**What the exercise asks**.
Word for word, give the material below again, minus any images.

%%

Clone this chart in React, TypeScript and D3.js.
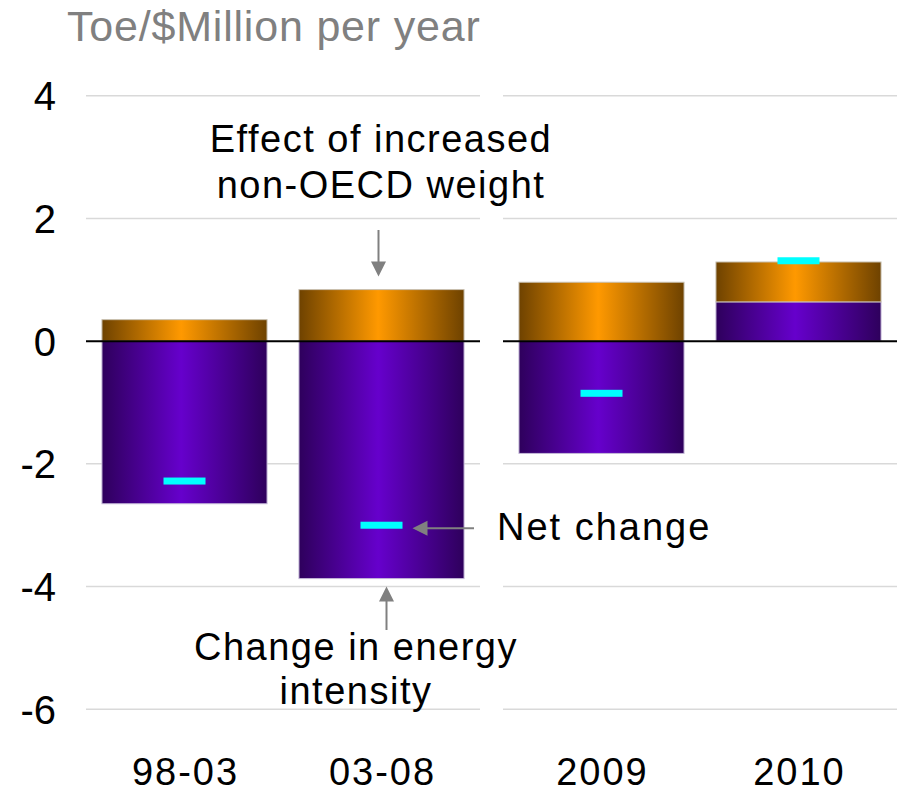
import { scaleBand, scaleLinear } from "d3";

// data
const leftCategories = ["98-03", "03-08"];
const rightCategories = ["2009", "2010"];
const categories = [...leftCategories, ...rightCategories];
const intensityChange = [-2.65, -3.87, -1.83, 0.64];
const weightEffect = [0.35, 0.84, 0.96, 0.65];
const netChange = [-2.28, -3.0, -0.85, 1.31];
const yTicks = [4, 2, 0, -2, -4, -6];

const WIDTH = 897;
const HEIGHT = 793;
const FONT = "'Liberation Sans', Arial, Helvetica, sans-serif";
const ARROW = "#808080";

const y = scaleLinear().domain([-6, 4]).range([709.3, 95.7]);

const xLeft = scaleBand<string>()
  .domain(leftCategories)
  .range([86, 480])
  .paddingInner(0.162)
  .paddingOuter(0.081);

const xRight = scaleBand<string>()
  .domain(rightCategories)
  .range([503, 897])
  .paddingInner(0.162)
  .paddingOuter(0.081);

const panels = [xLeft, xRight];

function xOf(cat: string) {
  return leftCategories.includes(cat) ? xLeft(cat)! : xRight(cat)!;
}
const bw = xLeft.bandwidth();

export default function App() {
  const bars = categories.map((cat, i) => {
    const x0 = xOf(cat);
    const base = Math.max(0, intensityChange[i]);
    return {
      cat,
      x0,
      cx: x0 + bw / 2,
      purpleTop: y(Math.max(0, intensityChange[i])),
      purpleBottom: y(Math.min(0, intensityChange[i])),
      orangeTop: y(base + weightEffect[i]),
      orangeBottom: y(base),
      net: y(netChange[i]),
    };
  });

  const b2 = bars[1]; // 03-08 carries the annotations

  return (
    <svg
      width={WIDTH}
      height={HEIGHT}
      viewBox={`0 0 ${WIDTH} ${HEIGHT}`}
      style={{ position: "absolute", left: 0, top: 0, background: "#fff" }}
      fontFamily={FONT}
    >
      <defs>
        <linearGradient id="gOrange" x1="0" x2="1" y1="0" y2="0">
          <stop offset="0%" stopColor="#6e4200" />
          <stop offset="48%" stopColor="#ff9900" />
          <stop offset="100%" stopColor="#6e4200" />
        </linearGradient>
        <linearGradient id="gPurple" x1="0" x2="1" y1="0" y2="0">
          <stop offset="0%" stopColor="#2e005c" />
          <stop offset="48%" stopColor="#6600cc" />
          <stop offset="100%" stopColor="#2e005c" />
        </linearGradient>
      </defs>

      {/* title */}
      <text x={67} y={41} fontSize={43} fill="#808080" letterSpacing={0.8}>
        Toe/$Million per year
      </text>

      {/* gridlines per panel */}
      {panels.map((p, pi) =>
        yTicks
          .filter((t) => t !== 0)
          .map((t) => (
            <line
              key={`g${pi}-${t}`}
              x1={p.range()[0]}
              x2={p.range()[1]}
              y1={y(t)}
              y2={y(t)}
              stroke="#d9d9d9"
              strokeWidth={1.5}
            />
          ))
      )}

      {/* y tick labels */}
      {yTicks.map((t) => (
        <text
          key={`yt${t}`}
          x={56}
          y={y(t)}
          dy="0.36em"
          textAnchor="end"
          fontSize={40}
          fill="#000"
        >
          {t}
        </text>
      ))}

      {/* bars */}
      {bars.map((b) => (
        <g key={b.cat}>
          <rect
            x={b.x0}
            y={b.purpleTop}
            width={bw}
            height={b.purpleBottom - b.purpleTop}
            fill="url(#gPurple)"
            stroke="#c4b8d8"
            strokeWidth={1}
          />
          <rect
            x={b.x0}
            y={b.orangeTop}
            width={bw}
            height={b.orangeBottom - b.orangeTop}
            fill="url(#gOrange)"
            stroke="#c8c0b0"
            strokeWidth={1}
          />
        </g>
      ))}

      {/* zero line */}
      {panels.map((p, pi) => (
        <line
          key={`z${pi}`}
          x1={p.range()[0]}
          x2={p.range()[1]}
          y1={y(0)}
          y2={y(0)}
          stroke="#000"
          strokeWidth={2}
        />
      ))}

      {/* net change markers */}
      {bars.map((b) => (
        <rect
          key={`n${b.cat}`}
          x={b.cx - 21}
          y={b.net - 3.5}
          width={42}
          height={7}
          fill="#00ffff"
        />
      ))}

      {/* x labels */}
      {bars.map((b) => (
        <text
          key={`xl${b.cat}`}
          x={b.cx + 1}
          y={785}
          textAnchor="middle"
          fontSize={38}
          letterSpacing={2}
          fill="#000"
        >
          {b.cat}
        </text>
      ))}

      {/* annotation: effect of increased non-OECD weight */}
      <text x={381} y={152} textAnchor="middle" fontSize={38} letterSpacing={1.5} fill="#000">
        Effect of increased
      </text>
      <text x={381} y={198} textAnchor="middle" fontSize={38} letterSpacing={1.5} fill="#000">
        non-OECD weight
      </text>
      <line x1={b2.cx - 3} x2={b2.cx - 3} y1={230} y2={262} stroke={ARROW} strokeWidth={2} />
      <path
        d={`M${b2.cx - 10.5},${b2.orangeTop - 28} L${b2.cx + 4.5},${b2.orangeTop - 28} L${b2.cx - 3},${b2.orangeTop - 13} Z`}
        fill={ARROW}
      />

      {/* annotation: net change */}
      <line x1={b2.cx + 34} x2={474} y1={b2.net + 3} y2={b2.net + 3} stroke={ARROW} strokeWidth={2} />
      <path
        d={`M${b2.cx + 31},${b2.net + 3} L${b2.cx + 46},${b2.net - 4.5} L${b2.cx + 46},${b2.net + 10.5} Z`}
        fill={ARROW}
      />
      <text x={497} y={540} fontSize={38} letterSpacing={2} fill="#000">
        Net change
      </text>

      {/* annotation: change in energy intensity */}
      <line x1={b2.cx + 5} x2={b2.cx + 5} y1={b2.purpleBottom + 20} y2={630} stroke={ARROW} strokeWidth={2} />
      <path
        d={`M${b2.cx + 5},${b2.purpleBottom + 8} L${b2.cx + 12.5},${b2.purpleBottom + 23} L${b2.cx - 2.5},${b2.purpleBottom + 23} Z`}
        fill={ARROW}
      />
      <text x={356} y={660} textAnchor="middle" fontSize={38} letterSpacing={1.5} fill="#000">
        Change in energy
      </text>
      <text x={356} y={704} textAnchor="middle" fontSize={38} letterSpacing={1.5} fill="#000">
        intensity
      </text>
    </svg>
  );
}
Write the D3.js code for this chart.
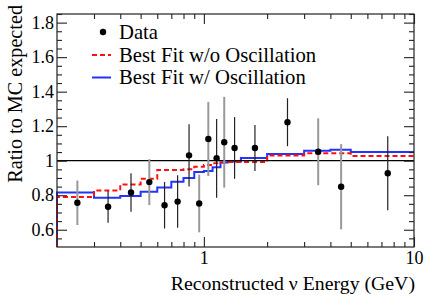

%%

**Output below**.
Clone this chart in React, TypeScript and D3.js.
import { scaleBand, scaleLinear } from "d3";

// data
const leftCategories = ["98-03", "03-08"];
const rightCategories = ["2009", "2010"];
const categories = [...leftCategories, ...rightCategories];
const intensityChange = [-2.65, -3.87, -1.83, 0.64];
const weightEffect = [0.35, 0.84, 0.96, 0.65];
const netChange = [-2.28, -3.0, -0.85, 1.31];
const yTicks = [4, 2, 0, -2, -4, -6];

const WIDTH = 897;
const HEIGHT = 793;
const FONT = "'Liberation Sans', Arial, Helvetica, sans-serif";
const ARROW = "#808080";

const y = scaleLinear().domain([-6, 4]).range([709.3, 95.7]);

const xLeft = scaleBand<string>()
  .domain(leftCategories)
  .range([86, 480])
  .paddingInner(0.162)
  .paddingOuter(0.081);

const xRight = scaleBand<string>()
  .domain(rightCategories)
  .range([503, 897])
  .paddingInner(0.162)
  .paddingOuter(0.081);

const panels = [xLeft, xRight];

function xOf(cat: string) {
  return leftCategories.includes(cat) ? xLeft(cat)! : xRight(cat)!;
}
const bw = xLeft.bandwidth();

export default function App() {
  const bars = categories.map((cat, i) => {
    const x0 = xOf(cat);
    const base = Math.max(0, intensityChange[i]);
    return {
      cat,
      x0,
      cx: x0 + bw / 2,
      purpleTop: y(Math.max(0, intensityChange[i])),
      purpleBottom: y(Math.min(0, intensityChange[i])),
      orangeTop: y(base + weightEffect[i]),
      orangeBottom: y(base),
      net: y(netChange[i]),
    };
  });

  const b2 = bars[1]; // 03-08 carries the annotations

  return (
    <svg
      width={WIDTH}
      height={HEIGHT}
      viewBox={`0 0 ${WIDTH} ${HEIGHT}`}
      style={{ position: "absolute", left: 0, top: 0, background: "#fff" }}
      fontFamily={FONT}
    >
      <defs>
        <linearGradient id="gOrange" x1="0" x2="1" y1="0" y2="0">
          <stop offset="0%" stopColor="#6e4200" />
          <stop offset="48%" stopColor="#ff9900" />
          <stop offset="100%" stopColor="#6e4200" />
        </linearGradient>
        <linearGradient id="gPurple" x1="0" x2="1" y1="0" y2="0">
          <stop offset="0%" stopColor="#2e005c" />
          <stop offset="48%" stopColor="#6600cc" />
          <stop offset="100%" stopColor="#2e005c" />
        </linearGradient>
      </defs>

      {/* title */}
      <text x={67} y={41} fontSize={43} fill="#808080" letterSpacing={0.8}>
        Toe/$Million per year
      </text>

      {/* gridlines per panel */}
      {panels.map((p, pi) =>
        yTicks
          .filter((t) => t !== 0)
          .map((t) => (
            <line
              key={`g${pi}-${t}`}
              x1={p.range()[0]}
              x2={p.range()[1]}
              y1={y(t)}
              y2={y(t)}
              stroke="#d9d9d9"
              strokeWidth={1.5}
            />
          ))
      )}

      {/* y tick labels */}
      {yTicks.map((t) => (
        <text
          key={`yt${t}`}
          x={56}
          y={y(t)}
          dy="0.36em"
          textAnchor="end"
          fontSize={40}
          fill="#000"
        >
          {t}
        </text>
      ))}

      {/* bars */}
      {bars.map((b) => (
        <g key={b.cat}>
          <rect
            x={b.x0}
            y={b.purpleTop}
            width={bw}
            height={b.purpleBottom - b.purpleTop}
            fill="url(#gPurple)"
            stroke="#c4b8d8"
            strokeWidth={1}
          />
          <rect
            x={b.x0}
            y={b.orangeTop}
            width={bw}
            height={b.orangeBottom - b.orangeTop}
            fill="url(#gOrange)"
            stroke="#c8c0b0"
            strokeWidth={1}
          />
        </g>
      ))}

      {/* zero line */}
      {panels.map((p, pi) => (
        <line
          key={`z${pi}`}
          x1={p.range()[0]}
          x2={p.range()[1]}
          y1={y(0)}
          y2={y(0)}
          stroke="#000"
          strokeWidth={2}
        />
      ))}

      {/* net change markers */}
      {bars.map((b) => (
        <rect
          key={`n${b.cat}`}
          x={b.cx - 21}
          y={b.net - 3.5}
          width={42}
          height={7}
          fill="#00ffff"
        />
      ))}

      {/* x labels */}
      {bars.map((b) => (
        <text
          key={`xl${b.cat}`}
          x={b.cx + 1}
          y={785}
          textAnchor="middle"
          fontSize={38}
          letterSpacing={2}
          fill="#000"
        >
          {b.cat}
        </text>
      ))}

      {/* annotation: effect of increased non-OECD weight */}
      <text x={381} y={152} textAnchor="middle" fontSize={38} letterSpacing={1.5} fill="#000">
        Effect of increased
      </text>
      <text x={381} y={198} textAnchor="middle" fontSize={38} letterSpacing={1.5} fill="#000">
        non-OECD weight
      </text>
      <line x1={b2.cx - 3} x2={b2.cx - 3} y1={230} y2={262} stroke={ARROW} strokeWidth={2} />
      <path
        d={`M${b2.cx - 10.5},${b2.orangeTop - 28} L${b2.cx + 4.5},${b2.orangeTop - 28} L${b2.cx - 3},${b2.orangeTop - 13} Z`}
        fill={ARROW}
      />

      {/* annotation: net change */}
      <line x1={b2.cx + 34} x2={474} y1={b2.net + 3} y2={b2.net + 3} stroke={ARROW} strokeWidth={2} />
      <path
        d={`M${b2.cx + 31},${b2.net + 3} L${b2.cx + 46},${b2.net - 4.5} L${b2.cx + 46},${b2.net + 10.5} Z`}
        fill={ARROW}
      />
      <text x={497} y={540} fontSize={38} letterSpacing={2} fill="#000">
        Net change
      </text>

      {/* annotation: change in energy intensity */}
      <line x1={b2.cx + 5} x2={b2.cx + 5} y1={b2.purpleBottom + 20} y2={630} stroke={ARROW} strokeWidth={2} />
      <path
        d={`M${b2.cx + 5},${b2.purpleBottom + 8} L${b2.cx + 12.5},${b2.purpleBottom + 23} L${b2.cx - 2.5},${b2.purpleBottom + 23} Z`}
        fill={ARROW}
      />
      <text x={356} y={660} textAnchor="middle" fontSize={38} letterSpacing={1.5} fill="#000">
        Change in energy
      </text>
      <text x={356} y={704} textAnchor="middle" fontSize={38} letterSpacing={1.5} fill="#000">
        intensity
      </text>
    </svg>
  );
}
Write the D3.js code for this chart.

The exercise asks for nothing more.